REQUIREMENT
Take the lines from the beginning of the material through the line containing "import * as" and retype them exactly, leaving the pictures out.

INFORMATION SHOWN
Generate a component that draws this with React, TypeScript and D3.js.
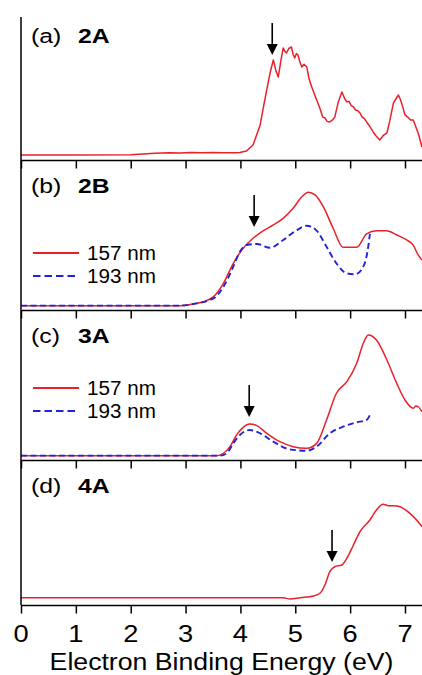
import React, { useEffect, useRef } from "react";
import * as d3 from "d3";

// photoelectron spectra: [binding energy (eV), intensity (arb. units)]
const spec2A: [number, number][] = [
  [0, 0.035], [1.0, 0.035], [2.0, 0.036], [2.44, 0.047], [2.7, 0.05], [2.9, 0.049],
  [3.1, 0.052], [3.3, 0.051], [3.5, 0.052], [3.7, 0.05], [3.9, 0.05], [3.99, 0.052],
  [4.11, 0.063], [4.23, 0.105], [4.36, 0.245], [4.42, 0.371], [4.48, 0.49], [4.54, 0.608],
  [4.6, 0.7], [4.65, 0.62], [4.69, 0.58], [4.74, 0.7], [4.78, 0.783], [4.81, 0.76],
  [4.84, 0.748], [4.88, 0.78], [4.93, 0.79], [4.96, 0.74], [4.99, 0.713], [5.02, 0.745],
  [5.05, 0.734], [5.08, 0.69], [5.12, 0.65], [5.16, 0.67], [5.21, 0.65], [5.25, 0.57],
  [5.3, 0.51], [5.34, 0.47], [5.39, 0.42], [5.45, 0.36], [5.5, 0.3], [5.54, 0.294],
  [5.58, 0.27], [5.63, 0.266], [5.68, 0.28], [5.72, 0.3], [5.78, 0.4], [5.85, 0.476],
  [5.9, 0.43], [5.94, 0.406], [5.98, 0.41], [6.02, 0.38], [6.06, 0.371], [6.1, 0.35],
  [6.14, 0.345], [6.18, 0.329], [6.22, 0.3], [6.26, 0.29], [6.3, 0.266], [6.35, 0.24],
  [6.42, 0.196], [6.47, 0.17], [6.54, 0.14], [6.6, 0.17], [6.67, 0.189], [6.72, 0.27],
  [6.79, 0.399], [6.84, 0.43], [6.88, 0.455], [6.92, 0.42], [6.96, 0.37], [7.0, 0.315],
  [7.05, 0.3], [7.1, 0.28], [7.15, 0.28], [7.19, 0.24], [7.24, 0.189], [7.31, 0.091],
];

const spec2B_157: [number, number][] = [
  [0, 0.029], [2.9, 0.029], [3.14, 0.04], [3.32, 0.055], [3.51, 0.089], [3.69, 0.178],
  [3.87, 0.311], [4.05, 0.411], [4.23, 0.478], [4.42, 0.529], [4.6, 0.567], [4.78, 0.611],
  [4.96, 0.678], [5.12, 0.755], [5.24, 0.785], [5.36, 0.767], [5.51, 0.689], [5.69, 0.545],
  [5.87, 0.418], [6.12, 0.418], [6.3, 0.507], [6.48, 0.529], [6.67, 0.529], [6.85, 0.5],
  [7.03, 0.467], [7.15, 0.433], [7.24, 0.367], [7.31, 0.333],
];

const spec2B_193: [number, number][] = [
  [0, 0.029], [2.9, 0.029], [3.14, 0.04], [3.51, 0.078], [3.69, 0.155], [3.87, 0.289],
  [3.99, 0.389], [4.11, 0.433], [4.3, 0.44], [4.54, 0.415], [4.78, 0.467], [5.03, 0.533],
  [5.21, 0.562], [5.39, 0.529], [5.57, 0.422], [5.75, 0.311], [5.94, 0.244], [6.09, 0.238],
  [6.24, 0.289], [6.33, 0.422], [6.36, 0.507],
];

const spec3A_157: [number, number][] = [
  [0, 0.029], [3.57, 0.029], [3.69, 0.045], [3.81, 0.089], [3.93, 0.167], [4.05, 0.218],
  [4.17, 0.24], [4.3, 0.229], [4.48, 0.178], [4.72, 0.122], [4.96, 0.089], [5.21, 0.078],
  [5.39, 0.111], [5.57, 0.267], [5.75, 0.445], [5.94, 0.522], [6.12, 0.645], [6.24, 0.778],
  [6.33, 0.833], [6.48, 0.8], [6.67, 0.667], [6.85, 0.511], [7.0, 0.4], [7.15, 0.345],
  [7.2, 0.36], [7.24, 0.355], [7.31, 0.322],
];

const spec3A_193: [number, number][] = [
  [0, 0.029], [3.63, 0.029], [3.75, 0.045], [3.87, 0.111], [3.99, 0.167], [4.17, 0.2],
  [4.36, 0.178], [4.6, 0.122], [4.9, 0.071], [5.21, 0.062], [5.39, 0.089], [5.63, 0.178],
  [5.87, 0.222], [6.12, 0.251], [6.3, 0.267], [6.36, 0.3],
];

const spec4A: [number, number][] = [
  [0, 0.05], [4.78, 0.05], [4.9, 0.041], [5.09, 0.05], [5.33, 0.062], [5.45, 0.081],
  [5.54, 0.138], [5.63, 0.23], [5.72, 0.264], [5.85, 0.276], [5.94, 0.322], [6.06, 0.414],
  [6.18, 0.506], [6.36, 0.586], [6.48, 0.655], [6.6, 0.694], [6.7, 0.685], [6.79, 0.685],
  [6.91, 0.678], [7.09, 0.632], [7.24, 0.574], [7.31, 0.54],
];

const panelTags = ["(a)", "(b)", "(c)", "(d)"];
const molecules = ["2A", "2B", "3A", "4A"];
const legendLabels = ["157 nm", "193 nm"];
const arrowEnergy = [4.58, 4.25, 4.16, 5.67];
const arrowTip = [0.734, 0.553, 0.287, 0.297];
const xTickLabels = [0, 1, 2, 3, 4, 5, 6, 7];

const RED = "#e8202a";
const BLUE = "#2222d8";
const FONT = "'Liberation Sans', Arial, sans-serif";

function App() {
  const ref = useRef<SVGSVGElement>(null);

  useEffect(() => {
    const svg = d3.select(ref.current);
    svg.selectAll("*").remove();

    const width = 422;
    const xMax = 7.31;
    const x = d3.scaleLinear().domain([0, xMax]).range([21, width]);

    const panels = [
      { top: 17, bottom: 160, labelY: 43, series: [{ d: spec2A, c: RED, dash: null }], legend: null },
      {
        top: 160, bottom: 310, labelY: 193,
        series: [{ d: spec2B_157, c: RED, dash: null }, { d: spec2B_193, c: BLUE, dash: "6,3.5" }],
        legend: 253,
      },
      {
        top: 310, bottom: 460, labelY: 343,
        series: [{ d: spec3A_157, c: RED, dash: null }, { d: spec3A_193, c: BLUE, dash: "6,3.5" }],
        legend: 388,
      },
      { top: 460, bottom: 605, labelY: 493, series: [{ d: spec4A, c: RED, dash: null }], legend: null },
    ];

    const stretched = (sel, tx, ty, sx = 1.16) =>
      sel.attr("transform", "translate(" + tx + "," + ty + ") scale(" + sx + ",1)");

    panels.forEach(function (p, i) {
      const y = d3.scaleLinear().domain([0, 1]).range([p.bottom, p.top]);
      const line = d3
        .line<[number, number]>()
        .x((d) => x(d[0]))
        .y((d) => y(d[1]))
        .curve(i === 0 ? d3.curveLinear : d3.curveMonotoneX);

      p.series.forEach(function (s) {
        svg
          .append("path")
          .datum(s.d)
          .attr("d", line)
          .attr("fill", "none")
          .attr("stroke", s.c)
          .attr("stroke-width", s.dash ? 1.9 : 1.5)
          .attr("stroke-dasharray", s.dash)
          .attr("stroke-linejoin", "round");
      });

      // arrow marking the feature
      const ax = x(arrowEnergy[i]);
      const tipY = y(arrowTip[i]);
      svg
        .append("line")
        .attr("x1", ax).attr("x2", ax)
        .attr("y1", tipY - 32).attr("y2", tipY - 9)
        .attr("stroke", "#000").attr("stroke-width", 1.6);
      svg
        .append("path")
        .attr("d", "M" + (ax - 5.5) + "," + (tipY - 11) + "L" + (ax + 5.5) + "," + (tipY - 11) + "L" + ax + "," + tipY + "Z")
        .attr("fill", "#000");

      // panel label
      stretched(svg.append("text"), 31, p.labelY, 1.18)
        .attr("font-family", FONT).attr("font-size", 21)
        .text(panelTags[i]);
      stretched(svg.append("text"), 78, p.labelY, 1.18)
        .attr("font-family", FONT).attr("font-size", 21).attr("font-weight", "bold")
        .text(molecules[i]);

      // legend
      if (p.legend !== null) {
        [RED, BLUE].forEach(function (c, k) {
          const ly = p.legend + k * 23;
          svg
            .append("line")
            .attr("x1", 33).attr("x2", 79)
            .attr("y1", ly).attr("y2", ly)
            .attr("stroke", c).attr("stroke-width", 2.2)
            .attr("stroke-dasharray", k === 1 ? "7.5,4" : null);
          stretched(svg.append("text"), 87, ly + 7, 1.06)
            .attr("font-family", FONT).attr("font-size", 19.5)
            .text(legendLabels[k]);
        });
      }

      // boundary line with inward ticks below it
      const g = svg.append("g").attr("transform", "translate(0," + p.bottom + ")");
      g.call(
        d3.axisBottom(x)
          .tickValues(d3.range(0, xMax, 0.2).filter((v) => Math.abs(v - Math.round(v)) > 0.01))
          .tickSize(4).tickSizeOuter(0).tickFormat(() => "")
      );
      g.call(
        d3.axisBottom(x).tickValues(xTickLabels).tickSize(8.5).tickSizeOuter(0).tickFormat(() => "")
      );
      g.selectAll("path, line").attr("stroke", "#000").attr("stroke-width", 1.5);
    });

    // left axis line
    svg
      .append("line")
      .attr("x1", 21).attr("x2", 21)
      .attr("y1", 17).attr("y2", 605)
      .attr("stroke", "#000").attr("stroke-width", 1.5);

    // tick labels and title
    xTickLabels.forEach(function (v) {
      stretched(svg.append("text"), x(v), 642, 1.16)
        .attr("font-family", FONT).attr("font-size", 23.5)
        .attr("text-anchor", "middle")
        .text(String(v));
    });
    stretched(svg.append("text"), 221.5, 670, 1.16)
      .attr("font-family", FONT).attr("font-size", 23)
      .attr("text-anchor", "middle")
      .text("Electron Binding Energy (eV)");
  }, []);

  return (
    <div style={{ position: "absolute", left: 0, top: 0 }}>
      <svg ref={ref} width={422} height={675} style={{ display: "block", background: "#fff" }} />
    </div>
  );
}

export default App;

ANSWER TO THE TASK
Generate a component that draws this with React, TypeScript and D3.js.
import React, { useEffect, useRef } from "react";
import * as d3 from "d3";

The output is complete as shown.